Nearly 66,000 businesses have folded since March 1, according to data from Yelp, which provides a platform for local businesses to advertise their services and has been tracking announcements of closings posted on its site. Small businesses account for 44 percent of all U.S. economic activity, according to the Small Business Administration, and closures on such an immense scale could devastate the country’s economic growth.
On the last Friday of June, after Gov. Greg Abbott of Texas said that bars across the state would have to shut down a second time because coronavirus cases were skyrocketing, Mick Larkin decided he had enough. He and his partner decided to close their club, Krank It Karaoke in Wichita Falls, Texas, for good.
“We did everything we were supposed to do,” Mr. Larkin said. “When he shut us down again, and after I put out all that money to meet their rules, I just said, ‘I can’t keep doing this.’”
KFC, the fried chicken chain, closed dining rooms in all 40 of its corporate-owned restaurants in Florida on Monday as coronavirus cases in the state continued to skyrocket.
The company encouraged franchisees operating stores in Florida and other virus “hot spot states” such as Arizona, California and Texas to follow suit. Corporate-owned locations in Florida will continue to offer drive-through, carry out and delivery where available.
“This guidance is part of our continued efforts to prioritize the health of our team members, customers, and the communities where they live and work,” said a representative for KFC.
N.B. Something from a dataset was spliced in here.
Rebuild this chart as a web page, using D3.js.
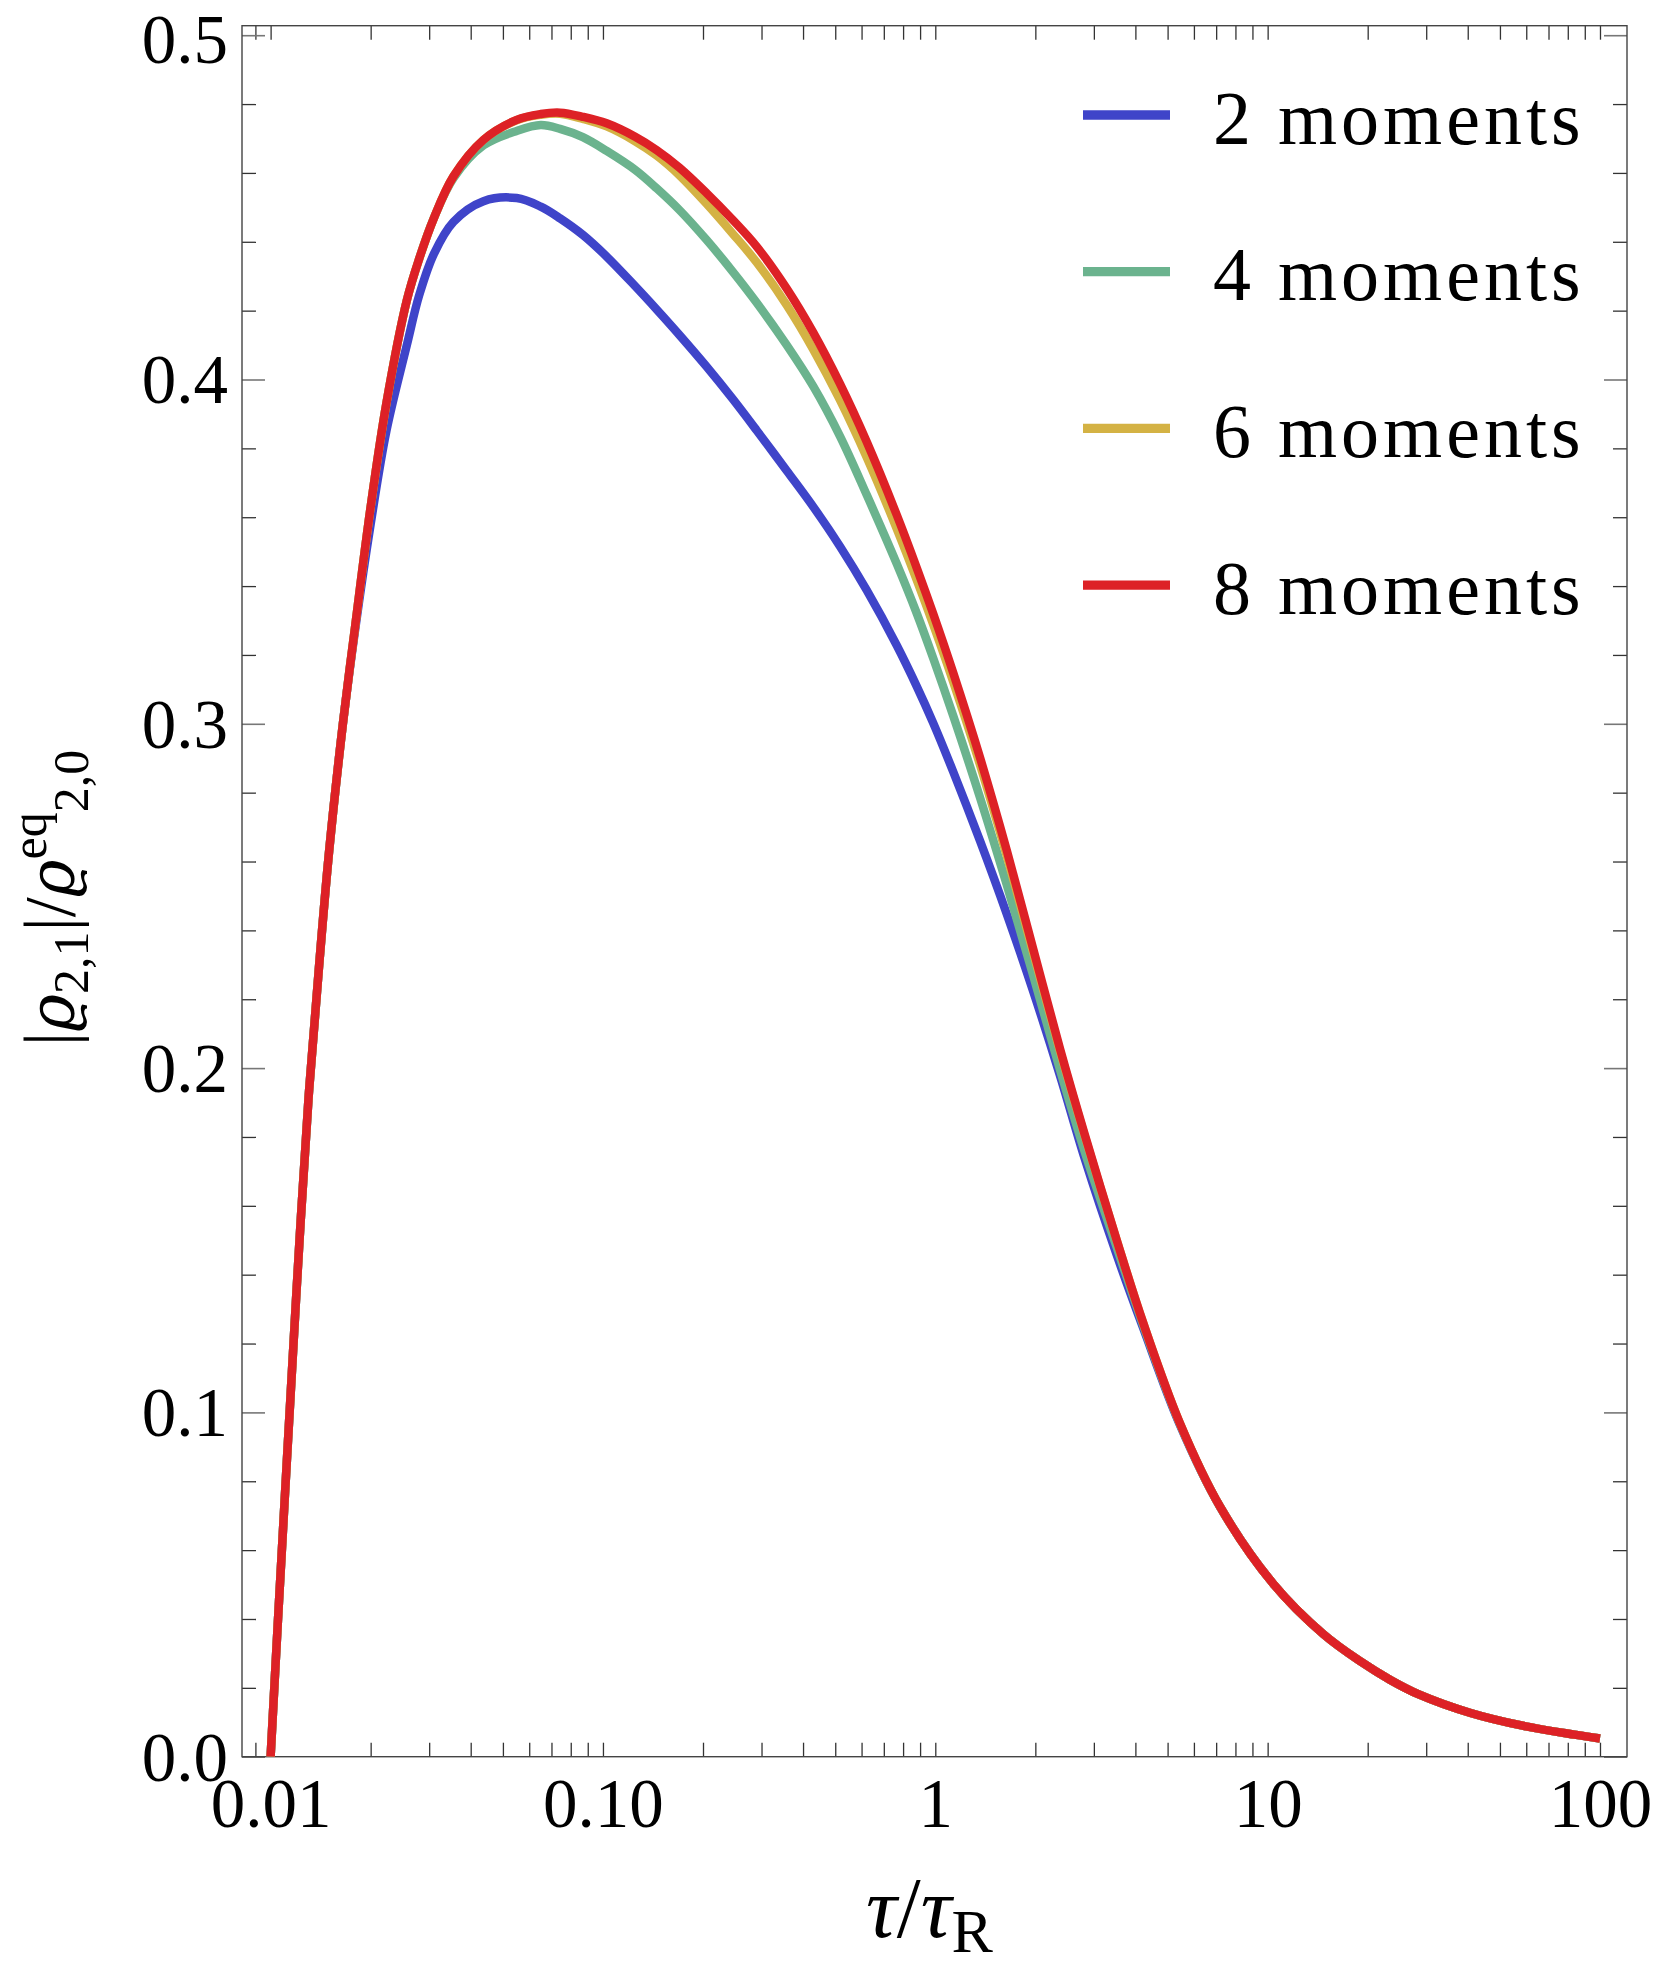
<!DOCTYPE html>
<html>
<head>
<meta charset="utf-8">
<script src="https://cdn.jsdelivr.net/npm/d3@7"></script>
<style>
  body { margin: 0; background: #fff; }
  svg { display: block; }
</style>
</head>
<body>
<svg id="chart" width="1661" height="1964"></svg>
<script>
// values (tau / tau_R on a log axis)
const tau = [0.0100, 0.0105, 0.0110, 0.0115, 0.0122, 0.0130, 0.0140, 0.0150, 0.0165, 0.0180,
  0.0200, 0.0223, 0.0257, 0.0280, 0.0310, 0.0355, 0.0437, 0.0550, 0.0650, 0.0743,
  0.0870, 0.1026, 0.1250, 0.1452, 0.1700, 0.2052, 0.2450, 0.2902, 0.3573, 0.4295,
  0.5169, 0.6217, 0.7653, 0.8800, 0.9860, 1.133, 1.363, 1.640, 1.972, 2.373,
  2.820, 3.513, 4.225, 5.448, 7.190, 10.40, 14.71, 19.00, 23.40, 28.50,
  40.80, 58.50, 83.80, 100.0];

const moments2 = [0, 0.038, 0.073, 0.106, 0.149, 0.191, 0.230, 0.263, 0.300, 0.328,
  0.358, 0.385, 0.410, 0.4245, 0.4365, 0.4458, 0.4518, 0.4527, 0.4502, 0.4468,
  0.4420, 0.4357, 0.4271, 0.4203, 0.4129, 0.4037, 0.3945, 0.3852, 0.3735, 0.3630,
  0.3515, 0.3388, 0.3228, 0.3108, 0.3002, 0.2860, 0.2660, 0.2448, 0.2222, 0.1978,
  0.1735, 0.1458, 0.1244, 0.0963, 0.0726, 0.0502, 0.0356, 0.0277, 0.0223, 0.0181,
  0.0127, 0.0090, 0.0064, 0.0053];

const moments4 = [0, 0.038, 0.073, 0.106, 0.149, 0.191, 0.230, 0.263, 0.300, 0.329,
  0.363, 0.393, 0.423, 0.4351, 0.4469, 0.4585, 0.4680, 0.4722, 0.4739, 0.4728,
  0.4704, 0.4664, 0.4609, 0.4555, 0.4492, 0.4405, 0.4315, 0.4223, 0.4100, 0.3980,
  0.3835, 0.3665, 0.3465, 0.3320, 0.3190, 0.3022, 0.2786, 0.2533, 0.2268, 0.1995,
  0.1755, 0.1480, 0.1252, 0.0966, 0.0726, 0.0502, 0.0356, 0.0277, 0.0223, 0.0181,
  0.0127, 0.0090, 0.0064, 0.0053];

const moments6 = [0, 0.038, 0.073, 0.106, 0.149, 0.191, 0.230, 0.263, 0.300, 0.329,
  0.363, 0.393, 0.423, 0.4351, 0.4469, 0.459, 0.4696, 0.4753, 0.4769, 0.4772,
  0.4757, 0.4735, 0.4692, 0.4650, 0.4593, 0.4510, 0.4425, 0.4340, 0.4216, 0.4087,
  0.3940, 0.3774, 0.3567, 0.3417, 0.3288, 0.3121, 0.2881, 0.2617, 0.2334, 0.2049,
  0.1801, 0.1501, 0.1259, 0.0968, 0.0726, 0.0502, 0.0356, 0.0277, 0.0223, 0.0181,
  0.0127, 0.0090, 0.0064, 0.0053];

const moments8 = [0, 0.038, 0.073, 0.106, 0.149, 0.191, 0.230, 0.263, 0.300, 0.329,
  0.363, 0.393, 0.423, 0.4351, 0.4469, 0.459, 0.4696, 0.4754, 0.4771, 0.4775,
  0.4763, 0.4744, 0.4705, 0.4666, 0.4615, 0.4541, 0.4465, 0.4386, 0.4264, 0.4136,
  0.3987, 0.3819, 0.3607, 0.3452, 0.3319, 0.3147, 0.2902, 0.2633, 0.2345, 0.2056,
  0.1805, 0.1501, 0.1259, 0.0968, 0.0726, 0.0502, 0.0356, 0.0277, 0.0223, 0.0181,
  0.0127, 0.0090, 0.0064, 0.0053];

const seriesNames = ["2 moments", "4 moments", "6 moments", "8 moments"];
const seriesColors = ["#3f44c9", "#6bb38e", "#d4b244", "#dd2126"];

const xTickValues = [0.01, 0.1, 1, 10, 100];
const xTickLabels = ["0.01", "0.10", "1", "10", "100"];
const yTickValues = [0, 0.1, 0.2, 0.3, 0.4, 0.5];
const yTickLabels = ["0.0", "0.1", "0.2", "0.3", "0.4", "0.5"];

const FONT = '"Liberation Serif", "Times New Roman", serif';

// plot box
const box = {left: 242, right: 1627, top: 25.7, bottom: 1756.7};

const x = d3.scaleLog().domain([0.008202, 120.58]).range([box.left, box.right]);
const y = d3.scaleLinear().domain([0, 0.50276]).range([box.bottom, box.top]);

const svg = d3.select("#chart");

// minor tick positions
const xMinor = [];
[0.001, 0.01, 0.1, 1, 10, 100].forEach(d => {
  for (let k = 2; k <= 9; k++) {
    const v = d * k;
    if (v > x.domain()[0] && v < x.domain()[1]) xMinor.push(v);
  }
});
const yMinor = d3.range(0, 0.51, 0.02).filter(v => Math.abs(v * 10 - Math.round(v * 10)) > 1e-6);

const styleAxis = (g, color, width) => {
  g.select(".domain").remove();
  g.attr("font-family", FONT).attr("font-size", 69);
  g.selectAll(".tick line").attr("stroke", color).attr("stroke-width", width);
  g.selectAll(".tick text").attr("fill", "#000");
};

// bottom axis
const gb = svg.append("g").attr("transform", `translate(0,${box.bottom})`);
gb.call(d3.axisBottom(x).tickValues(xTickValues).tickFormat((d, i) => xTickLabels[i])
  .tickSizeInner(-14).tickSizeOuter(0).tickPadding(21));
styleAxis(gb, "#333", 1.3);
const gbm = svg.append("g").attr("transform", `translate(0,${box.bottom})`);
gbm.call(d3.axisBottom(x).tickValues(xMinor).tickFormat("").tickSizeInner(-14).tickSizeOuter(0));
styleAxis(gbm, "#333", 1.3);

// top axis (mirror, no labels)
const gt = svg.append("g").attr("transform", `translate(0,${box.top})`);
gt.call(d3.axisTop(x).tickValues(xTickValues.concat(xMinor)).tickFormat("").tickSizeInner(-14).tickSizeOuter(0));
styleAxis(gt, "#333", 1.3);

// left axis
const gl = svg.append("g").attr("transform", `translate(${box.left},0)`);
gl.call(d3.axisLeft(y).tickValues(yTickValues).tickFormat((d, i) => yTickLabels[i])
  .tickSizeInner(-23).tickSizeOuter(0).tickPadding(14));
styleAxis(gl, "#777", 1.6);
gl.selectAll(".tick text").attr("dy", d => d === 0.5 ? "0.39em" : "0.34em");
const glm = svg.append("g").attr("transform", `translate(${box.left},0)`);
glm.call(d3.axisLeft(y).tickValues(yMinor).tickFormat("").tickSizeInner(-14).tickSizeOuter(0));
styleAxis(glm, "#333", 1.3);

// right axis (mirror)
const gr = svg.append("g").attr("transform", `translate(${box.right},0)`);
gr.call(d3.axisRight(y).tickValues(yTickValues).tickFormat("").tickSizeInner(-23).tickSizeOuter(0));
styleAxis(gr, "#777", 1.6);
const grm = svg.append("g").attr("transform", `translate(${box.right},0)`);
grm.call(d3.axisRight(y).tickValues(yMinor).tickFormat("").tickSizeInner(-14).tickSizeOuter(0));
styleAxis(grm, "#333", 1.3);

// frame
svg.append("rect")
  .attr("x", box.left).attr("y", box.top)
  .attr("width", box.right - box.left).attr("height", box.bottom - box.top)
  .attr("fill", "none").attr("stroke", "#444").attr("stroke-width", 1.4);

// curves
svg.append("clipPath").attr("id", "plotclip").append("rect")
  .attr("x", box.left).attr("y", box.top)
  .attr("width", box.right - box.left).attr("height", box.bottom - box.top);

const line = d3.line()
  .x(d => x(d[0]))
  .y(d => y(d[1]))
  .curve(d3.curveCatmullRom.alpha(0.5));

const series = [moments2, moments4, moments6, moments8];
svg.append("g").attr("clip-path", "url(#plotclip)")
  .selectAll("path")
  .data(series)
  .join("path")
  .attr("d", vals => line(tau.map((t, i) => [t, vals[i]])))
  .attr("fill", "none")
  .attr("stroke", (d, i) => seriesColors[i])
  .attr("stroke-width", 8.5)
  .attr("stroke-linejoin", "round")
  .attr("stroke-linecap", "butt");

// legend
const legend = svg.append("g");
seriesNames.forEach((name, i) => {
  const ly = 115 + i * 156.7;
  legend.append("line")
    .attr("x1", 1083).attr("x2", 1170)
    .attr("y1", ly).attr("y2", ly)
    .attr("stroke", seriesColors[i]).attr("stroke-width", 9.3);
  legend.append("text")
    .attr("x", 1213).attr("y", ly + 28.5)
    .attr("font-family", FONT).attr("font-size", 76)
    .attr("letter-spacing", 4)
    .text(name);
});

// x axis title: tau / tau_R
const xt = svg.append("text")
  .attr("x", 866).attr("y", 1937)
  .attr("font-family", FONT).attr("font-size", 86);
xt.append("tspan").attr("font-style", "italic").text("τ");
xt.append("tspan").text("/");
xt.append("tspan").attr("font-style", "italic").text("τ");
xt.append("tspan").attr("font-size", 62).attr("dy", 15).text("R");

// y axis title: |rho_{2,1}| / rho^{eq}_{2,0}
const yt = svg.append("text")
  .attr("transform", "translate(74,898) rotate(-90)")
  .attr("text-anchor", "middle")
  .attr("font-family", FONT).attr("font-size", 72);
yt.append("tspan").text("|");
yt.append("tspan").attr("font-style", "italic").attr("font-family", '"DejaVu Serif", serif').attr("font-size", 64).text("ϱ");
yt.append("tspan").attr("font-size", 50).attr("dy", 14).text("2,1");
yt.append("tspan").attr("dy", -14).text("|/");
yt.append("tspan").attr("font-style", "italic").attr("font-family", '"DejaVu Serif", serif').attr("font-size", 64).text("ϱ");
yt.append("tspan").attr("font-size", 50).attr("dy", -28).text("eq");
yt.append("tspan").attr("font-size", 50).attr("dy", 42).text("2,0");
</script>
</body>
</html>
On Sunday, Florida reported more than 15,000 new cases, the highest single-day total of new coronavirus cases by state since the start of the pandemic. The state reported more than 12,000 new cases on Monday.
The pandemic has hit the restaurant industry particularly hard, many fast food chains have managed to stay afloat by relying on drive-through sales. McDonald’s delayed reopening dining rooms earlier this month as coronavirus cases surged across the country.
KFC is a subsidiary of Yum Brands, which owns other fast food chains including Pizza Hut and Taco Bell.